--- Start ---

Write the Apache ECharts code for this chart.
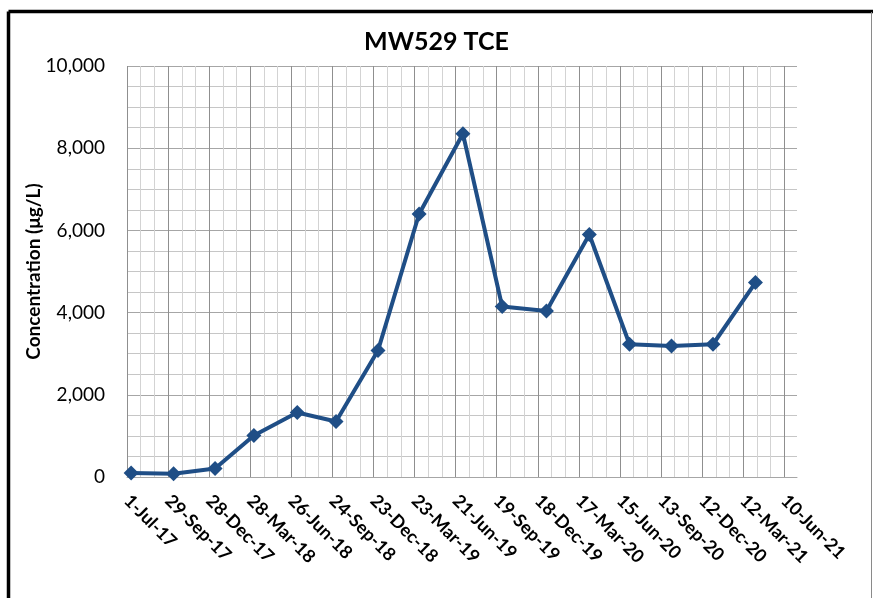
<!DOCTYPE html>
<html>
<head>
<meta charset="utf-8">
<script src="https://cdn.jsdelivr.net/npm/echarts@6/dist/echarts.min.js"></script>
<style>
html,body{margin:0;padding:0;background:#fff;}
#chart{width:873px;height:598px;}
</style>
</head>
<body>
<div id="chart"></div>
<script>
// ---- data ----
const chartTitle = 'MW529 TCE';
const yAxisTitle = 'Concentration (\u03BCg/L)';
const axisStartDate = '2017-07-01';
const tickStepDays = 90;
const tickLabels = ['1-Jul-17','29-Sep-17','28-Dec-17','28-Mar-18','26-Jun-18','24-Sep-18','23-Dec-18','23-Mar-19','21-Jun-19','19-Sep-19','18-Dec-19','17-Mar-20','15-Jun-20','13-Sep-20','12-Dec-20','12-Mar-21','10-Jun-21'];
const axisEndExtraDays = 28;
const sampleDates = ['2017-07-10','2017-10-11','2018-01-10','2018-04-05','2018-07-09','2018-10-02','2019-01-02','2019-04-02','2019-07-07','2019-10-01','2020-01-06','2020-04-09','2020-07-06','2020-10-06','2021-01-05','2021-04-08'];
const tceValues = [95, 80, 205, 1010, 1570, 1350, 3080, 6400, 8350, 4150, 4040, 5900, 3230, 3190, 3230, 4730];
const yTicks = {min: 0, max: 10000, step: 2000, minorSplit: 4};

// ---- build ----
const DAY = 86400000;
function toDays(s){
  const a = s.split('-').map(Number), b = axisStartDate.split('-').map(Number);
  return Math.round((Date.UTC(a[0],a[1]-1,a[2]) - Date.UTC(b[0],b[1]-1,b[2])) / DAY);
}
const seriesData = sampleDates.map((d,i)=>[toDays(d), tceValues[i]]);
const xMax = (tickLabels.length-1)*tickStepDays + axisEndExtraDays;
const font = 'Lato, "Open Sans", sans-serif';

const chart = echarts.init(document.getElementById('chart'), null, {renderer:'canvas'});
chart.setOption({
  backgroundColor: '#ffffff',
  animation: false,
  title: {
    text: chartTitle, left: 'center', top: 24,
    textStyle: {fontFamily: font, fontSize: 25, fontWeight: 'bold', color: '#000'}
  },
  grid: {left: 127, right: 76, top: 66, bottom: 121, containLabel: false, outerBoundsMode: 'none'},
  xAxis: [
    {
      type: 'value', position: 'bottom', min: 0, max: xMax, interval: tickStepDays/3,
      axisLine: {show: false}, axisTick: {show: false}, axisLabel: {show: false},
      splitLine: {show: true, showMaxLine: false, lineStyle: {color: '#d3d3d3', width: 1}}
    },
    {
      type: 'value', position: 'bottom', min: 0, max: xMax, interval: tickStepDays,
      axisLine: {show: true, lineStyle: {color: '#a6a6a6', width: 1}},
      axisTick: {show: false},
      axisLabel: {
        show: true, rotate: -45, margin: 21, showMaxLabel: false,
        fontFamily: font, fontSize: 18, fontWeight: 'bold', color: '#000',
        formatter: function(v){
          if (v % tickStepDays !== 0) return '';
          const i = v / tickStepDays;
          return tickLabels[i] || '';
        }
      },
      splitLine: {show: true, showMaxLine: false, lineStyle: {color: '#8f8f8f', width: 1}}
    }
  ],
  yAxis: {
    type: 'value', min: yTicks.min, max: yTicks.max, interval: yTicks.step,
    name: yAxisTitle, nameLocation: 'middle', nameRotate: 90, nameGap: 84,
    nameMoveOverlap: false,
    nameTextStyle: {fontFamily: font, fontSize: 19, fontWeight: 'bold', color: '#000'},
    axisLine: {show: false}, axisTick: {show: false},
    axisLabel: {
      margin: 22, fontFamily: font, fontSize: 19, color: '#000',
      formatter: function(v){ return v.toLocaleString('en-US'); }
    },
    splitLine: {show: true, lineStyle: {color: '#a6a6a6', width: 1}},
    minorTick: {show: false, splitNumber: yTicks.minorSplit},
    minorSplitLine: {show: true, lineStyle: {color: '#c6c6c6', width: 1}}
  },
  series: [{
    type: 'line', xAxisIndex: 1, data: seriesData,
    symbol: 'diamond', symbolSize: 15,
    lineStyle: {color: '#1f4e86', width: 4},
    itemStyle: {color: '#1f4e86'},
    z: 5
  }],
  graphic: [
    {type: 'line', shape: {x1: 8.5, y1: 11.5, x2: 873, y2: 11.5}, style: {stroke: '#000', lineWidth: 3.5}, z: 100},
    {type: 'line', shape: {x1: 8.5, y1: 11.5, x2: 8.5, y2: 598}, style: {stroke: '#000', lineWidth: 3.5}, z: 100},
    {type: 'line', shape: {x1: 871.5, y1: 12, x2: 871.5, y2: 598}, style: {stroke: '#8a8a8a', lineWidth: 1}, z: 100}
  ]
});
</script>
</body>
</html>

--- End ---

* WRITTEN EXERCISE *
Transcribe the full listing above exactly, with the images removed.

* TASK SOLUTION *
Write the Apache ECharts code for this chart.
<!DOCTYPE html>
<html>
<head>
<meta charset="utf-8">
<script src="https://cdn.jsdelivr.net/npm/echarts@6/dist/echarts.min.js"></script>
<style>
html,body{margin:0;padding:0;background:#fff;}
#chart{width:873px;height:598px;}
</style>
</head>
<body>
<div id="chart"></div>
<script>
// ---- data ----
const chartTitle = 'MW529 TCE';
const yAxisTitle = 'Concentration (\u03BCg/L)';
const axisStartDate = '2017-07-01';
const tickStepDays = 90;
const tickLabels = ['1-Jul-17','29-Sep-17','28-Dec-17','28-Mar-18','26-Jun-18','24-Sep-18','23-Dec-18','23-Mar-19','21-Jun-19','19-Sep-19','18-Dec-19','17-Mar-20','15-Jun-20','13-Sep-20','12-Dec-20','12-Mar-21','10-Jun-21'];
const axisEndExtraDays = 28;
const sampleDates = ['2017-07-10','2017-10-11','2018-01-10','2018-04-05','2018-07-09','2018-10-02','2019-01-02','2019-04-02','2019-07-07','2019-10-01','2020-01-06','2020-04-09','2020-07-06','2020-10-06','2021-01-05','2021-04-08'];
const tceValues = [95, 80, 205, 1010, 1570, 1350, 3080, 6400, 8350, 4150, 4040, 5900, 3230, 3190, 3230, 4730];
const yTicks = {min: 0, max: 10000, step: 2000, minorSplit: 4};

// ---- build ----
const DAY = 86400000;
function toDays(s){
  const a = s.split('-').map(Number), b = axisStartDate.split('-').map(Number);
  return Math.round((Date.UTC(a[0],a[1]-1,a[2]) - Date.UTC(b[0],b[1]-1,b[2])) / DAY);
}
const seriesData = sampleDates.map((d,i)=>[toDays(d), tceValues[i]]);
const xMax = (tickLabels.length-1)*tickStepDays + axisEndExtraDays;
const font = 'Lato, "Open Sans", sans-serif';

const chart = echarts.init(document.getElementById('chart'), null, {renderer:'canvas'});
chart.setOption({
  backgroundColor: '#ffffff',
  animation: false,
  title: {
    text: chartTitle, left: 'center', top: 24,
    textStyle: {fontFamily: font, fontSize: 25, fontWeight: 'bold', color: '#000'}
  },
  grid: {left: 127, right: 76, top: 66, bottom: 121, containLabel: false, outerBoundsMode: 'none'},
  xAxis: [
    {
      type: 'value', position: 'bottom', min: 0, max: xMax, interval: tickStepDays/3,
      axisLine: {show: false}, axisTick: {show: false}, axisLabel: {show: false},
      splitLine: {show: true, showMaxLine: false, lineStyle: {color: '#d3d3d3', width: 1}}
    },
    {
      type: 'value', position: 'bottom', min: 0, max: xMax, interval: tickStepDays,
      axisLine: {show: true, lineStyle: {color: '#a6a6a6', width: 1}},
      axisTick: {show: false},
      axisLabel: {
        show: true, rotate: -45, margin: 21, showMaxLabel: false,
        fontFamily: font, fontSize: 18, fontWeight: 'bold', color: '#000',
        formatter: function(v){
          if (v % tickStepDays !== 0) return '';
          const i = v / tickStepDays;
          return tickLabels[i] || '';
        }
      },
      splitLine: {show: true, showMaxLine: false, lineStyle: {color: '#8f8f8f', width: 1}}
    }
  ],
  yAxis: {
    type: 'value', min: yTicks.min, max: yTicks.max, interval: yTicks.step,
    name: yAxisTitle, nameLocation: 'middle', nameRotate: 90, nameGap: 84,
    nameMoveOverlap: false,
    nameTextStyle: {fontFamily: font, fontSize: 19, fontWeight: 'bold', color: '#000'},
    axisLine: {show: false}, axisTick: {show: false},
    axisLabel: {
      margin: 22, fontFamily: font, fontSize: 19, color: '#000',
      formatter: function(v){ return v.toLocaleString('en-US'); }
    },
    splitLine: {show: true, lineStyle: {color: '#a6a6a6', width: 1}},
    minorTick: {show: false, splitNumber: yTicks.minorSplit},
    minorSplitLine: {show: true, lineStyle: {color: '#c6c6c6', width: 1}}
  },
  series: [{
    type: 'line', xAxisIndex: 1, data: seriesData,
    symbol: 'diamond', symbolSize: 15,
    lineStyle: {color: '#1f4e86', width: 4},
    itemStyle: {color: '#1f4e86'},
    z: 5
  }],
  graphic: [
    {type: 'line', shape: {x1: 8.5, y1: 11.5, x2: 873, y2: 11.5}, style: {stroke: '#000', lineWidth: 3.5}, z: 100},
    {type: 'line', shape: {x1: 8.5, y1: 11.5, x2: 8.5, y2: 598}, style: {stroke: '#000', lineWidth: 3.5}, z: 100},
    {type: 'line', shape: {x1: 871.5, y1: 12, x2: 871.5, y2: 598}, style: {stroke: '#8a8a8a', lineWidth: 1}, z: 100}
  ]
});
</script>
</body>
</html>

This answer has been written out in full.